■ Extracted records
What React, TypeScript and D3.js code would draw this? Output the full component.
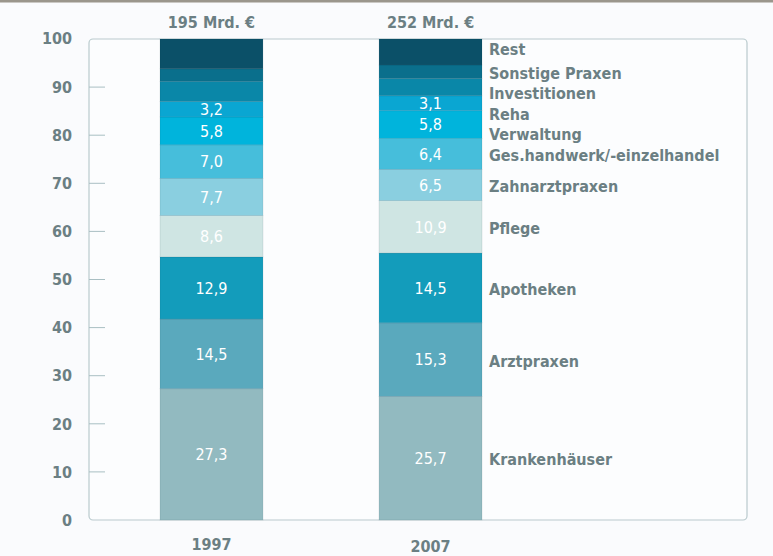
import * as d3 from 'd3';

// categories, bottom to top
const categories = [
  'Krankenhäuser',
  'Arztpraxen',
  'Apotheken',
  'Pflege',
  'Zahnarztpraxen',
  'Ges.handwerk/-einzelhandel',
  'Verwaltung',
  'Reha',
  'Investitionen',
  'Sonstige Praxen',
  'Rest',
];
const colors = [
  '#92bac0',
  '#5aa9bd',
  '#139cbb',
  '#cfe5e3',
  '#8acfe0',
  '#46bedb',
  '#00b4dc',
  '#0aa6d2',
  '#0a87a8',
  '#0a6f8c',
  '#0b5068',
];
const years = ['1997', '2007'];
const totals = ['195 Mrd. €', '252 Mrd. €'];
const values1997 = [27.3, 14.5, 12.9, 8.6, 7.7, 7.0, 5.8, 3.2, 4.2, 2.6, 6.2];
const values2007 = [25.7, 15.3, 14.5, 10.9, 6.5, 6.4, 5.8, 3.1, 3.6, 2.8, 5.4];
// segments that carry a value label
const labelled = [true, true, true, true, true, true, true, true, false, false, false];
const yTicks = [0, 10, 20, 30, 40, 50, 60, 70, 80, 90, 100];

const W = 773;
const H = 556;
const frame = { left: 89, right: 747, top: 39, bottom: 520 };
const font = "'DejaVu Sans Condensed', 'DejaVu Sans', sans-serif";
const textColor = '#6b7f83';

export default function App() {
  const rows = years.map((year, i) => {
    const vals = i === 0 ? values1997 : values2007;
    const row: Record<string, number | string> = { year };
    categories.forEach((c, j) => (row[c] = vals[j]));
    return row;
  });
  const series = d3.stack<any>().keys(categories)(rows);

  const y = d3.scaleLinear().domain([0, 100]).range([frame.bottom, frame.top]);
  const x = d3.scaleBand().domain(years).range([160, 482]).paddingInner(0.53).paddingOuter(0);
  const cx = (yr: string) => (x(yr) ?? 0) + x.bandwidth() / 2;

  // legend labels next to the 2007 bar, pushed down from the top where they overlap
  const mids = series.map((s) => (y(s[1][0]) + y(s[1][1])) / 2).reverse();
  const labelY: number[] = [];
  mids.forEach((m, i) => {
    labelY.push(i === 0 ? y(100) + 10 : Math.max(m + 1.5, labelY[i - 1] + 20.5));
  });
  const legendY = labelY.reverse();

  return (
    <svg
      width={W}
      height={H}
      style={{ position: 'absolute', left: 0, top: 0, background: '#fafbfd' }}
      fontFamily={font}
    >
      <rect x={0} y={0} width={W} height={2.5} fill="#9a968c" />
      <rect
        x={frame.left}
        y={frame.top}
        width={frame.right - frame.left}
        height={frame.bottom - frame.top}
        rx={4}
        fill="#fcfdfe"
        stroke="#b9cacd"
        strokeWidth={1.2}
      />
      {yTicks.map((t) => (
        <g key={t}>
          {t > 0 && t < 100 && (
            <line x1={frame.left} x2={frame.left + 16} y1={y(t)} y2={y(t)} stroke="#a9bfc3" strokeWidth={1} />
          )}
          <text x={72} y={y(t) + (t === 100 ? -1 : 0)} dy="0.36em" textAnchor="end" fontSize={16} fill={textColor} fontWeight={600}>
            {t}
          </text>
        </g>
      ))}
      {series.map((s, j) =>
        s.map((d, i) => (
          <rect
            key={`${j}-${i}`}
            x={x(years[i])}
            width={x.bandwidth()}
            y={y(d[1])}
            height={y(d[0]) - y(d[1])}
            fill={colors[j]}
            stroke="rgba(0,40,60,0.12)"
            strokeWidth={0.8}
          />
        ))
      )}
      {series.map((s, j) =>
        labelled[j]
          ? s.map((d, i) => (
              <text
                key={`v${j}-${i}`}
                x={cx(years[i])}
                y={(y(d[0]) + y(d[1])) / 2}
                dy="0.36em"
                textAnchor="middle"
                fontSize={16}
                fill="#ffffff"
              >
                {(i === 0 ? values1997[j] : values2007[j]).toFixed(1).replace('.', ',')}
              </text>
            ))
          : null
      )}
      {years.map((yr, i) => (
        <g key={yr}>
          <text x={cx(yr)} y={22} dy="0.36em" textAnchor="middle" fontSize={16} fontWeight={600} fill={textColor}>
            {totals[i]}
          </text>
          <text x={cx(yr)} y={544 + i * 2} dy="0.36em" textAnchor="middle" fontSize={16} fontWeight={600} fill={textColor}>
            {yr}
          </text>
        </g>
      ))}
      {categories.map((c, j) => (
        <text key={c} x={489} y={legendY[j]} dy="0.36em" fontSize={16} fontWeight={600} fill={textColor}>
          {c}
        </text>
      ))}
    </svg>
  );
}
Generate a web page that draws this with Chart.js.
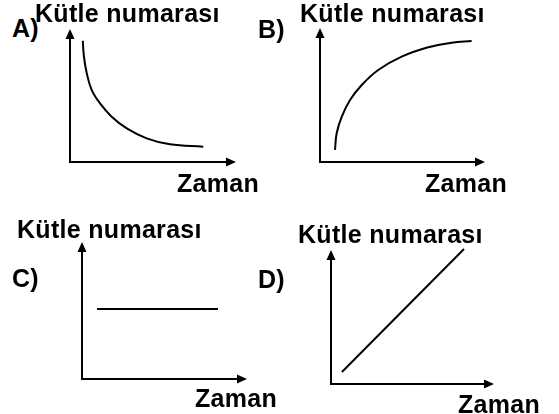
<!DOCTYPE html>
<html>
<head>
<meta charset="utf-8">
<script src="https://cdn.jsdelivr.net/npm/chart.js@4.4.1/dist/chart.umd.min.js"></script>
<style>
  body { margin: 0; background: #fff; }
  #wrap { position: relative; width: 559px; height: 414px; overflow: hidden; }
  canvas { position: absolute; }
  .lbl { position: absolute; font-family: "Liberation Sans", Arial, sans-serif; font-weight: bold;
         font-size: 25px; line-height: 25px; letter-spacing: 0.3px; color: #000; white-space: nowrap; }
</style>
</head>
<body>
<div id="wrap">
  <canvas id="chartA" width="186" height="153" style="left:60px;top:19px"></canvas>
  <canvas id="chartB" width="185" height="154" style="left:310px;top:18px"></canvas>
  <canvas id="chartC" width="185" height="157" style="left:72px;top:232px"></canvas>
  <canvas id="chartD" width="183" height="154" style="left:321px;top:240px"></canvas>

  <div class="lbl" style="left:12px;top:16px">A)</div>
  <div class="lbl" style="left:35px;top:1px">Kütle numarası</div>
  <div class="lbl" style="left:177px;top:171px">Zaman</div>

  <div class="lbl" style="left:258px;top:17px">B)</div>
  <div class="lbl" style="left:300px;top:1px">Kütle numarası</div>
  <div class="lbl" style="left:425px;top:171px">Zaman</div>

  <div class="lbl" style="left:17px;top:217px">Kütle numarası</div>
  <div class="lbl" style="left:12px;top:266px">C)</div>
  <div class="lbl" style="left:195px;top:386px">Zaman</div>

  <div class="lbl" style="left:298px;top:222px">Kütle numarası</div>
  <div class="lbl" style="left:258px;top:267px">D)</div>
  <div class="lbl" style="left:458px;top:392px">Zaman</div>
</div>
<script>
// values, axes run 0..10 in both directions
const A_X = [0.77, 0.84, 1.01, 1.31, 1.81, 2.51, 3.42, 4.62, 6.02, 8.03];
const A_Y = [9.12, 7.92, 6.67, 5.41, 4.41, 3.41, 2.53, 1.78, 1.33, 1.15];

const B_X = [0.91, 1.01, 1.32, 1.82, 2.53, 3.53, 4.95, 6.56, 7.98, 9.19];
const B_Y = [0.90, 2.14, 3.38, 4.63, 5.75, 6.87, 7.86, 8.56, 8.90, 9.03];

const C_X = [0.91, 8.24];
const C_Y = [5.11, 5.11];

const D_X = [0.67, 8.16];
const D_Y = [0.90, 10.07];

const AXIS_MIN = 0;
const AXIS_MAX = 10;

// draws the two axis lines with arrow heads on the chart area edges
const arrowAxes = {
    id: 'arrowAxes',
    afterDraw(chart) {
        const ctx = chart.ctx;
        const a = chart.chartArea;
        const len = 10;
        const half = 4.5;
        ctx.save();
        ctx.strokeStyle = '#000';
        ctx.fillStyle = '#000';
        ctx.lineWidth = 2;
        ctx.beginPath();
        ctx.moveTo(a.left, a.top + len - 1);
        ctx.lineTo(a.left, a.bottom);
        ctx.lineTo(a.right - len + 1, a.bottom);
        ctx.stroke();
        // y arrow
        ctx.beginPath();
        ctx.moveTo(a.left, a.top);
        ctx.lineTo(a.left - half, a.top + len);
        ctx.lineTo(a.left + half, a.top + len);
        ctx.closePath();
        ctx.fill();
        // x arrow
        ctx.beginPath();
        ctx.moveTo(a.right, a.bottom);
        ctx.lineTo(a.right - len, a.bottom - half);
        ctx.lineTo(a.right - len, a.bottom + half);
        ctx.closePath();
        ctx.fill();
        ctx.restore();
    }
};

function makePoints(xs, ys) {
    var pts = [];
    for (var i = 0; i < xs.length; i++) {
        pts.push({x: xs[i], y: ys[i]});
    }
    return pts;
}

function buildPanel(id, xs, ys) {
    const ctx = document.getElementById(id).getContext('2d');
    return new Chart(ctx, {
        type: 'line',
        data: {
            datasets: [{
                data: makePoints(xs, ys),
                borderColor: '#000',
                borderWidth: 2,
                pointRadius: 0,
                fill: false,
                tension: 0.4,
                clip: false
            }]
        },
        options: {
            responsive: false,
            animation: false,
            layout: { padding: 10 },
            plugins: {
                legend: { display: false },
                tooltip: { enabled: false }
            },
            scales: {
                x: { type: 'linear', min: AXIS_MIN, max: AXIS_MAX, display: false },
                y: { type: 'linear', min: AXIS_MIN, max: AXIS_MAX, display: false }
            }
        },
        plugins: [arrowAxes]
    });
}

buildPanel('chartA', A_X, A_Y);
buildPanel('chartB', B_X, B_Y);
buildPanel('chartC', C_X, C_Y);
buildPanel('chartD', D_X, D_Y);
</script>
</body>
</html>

■ Task objective
Pull out every line of the records above that contains the word "this".

■ Exercise answer
What React, TypeScript and D3.js code would draw this? Output the full component.
Generate a web page that draws this with Chart.js.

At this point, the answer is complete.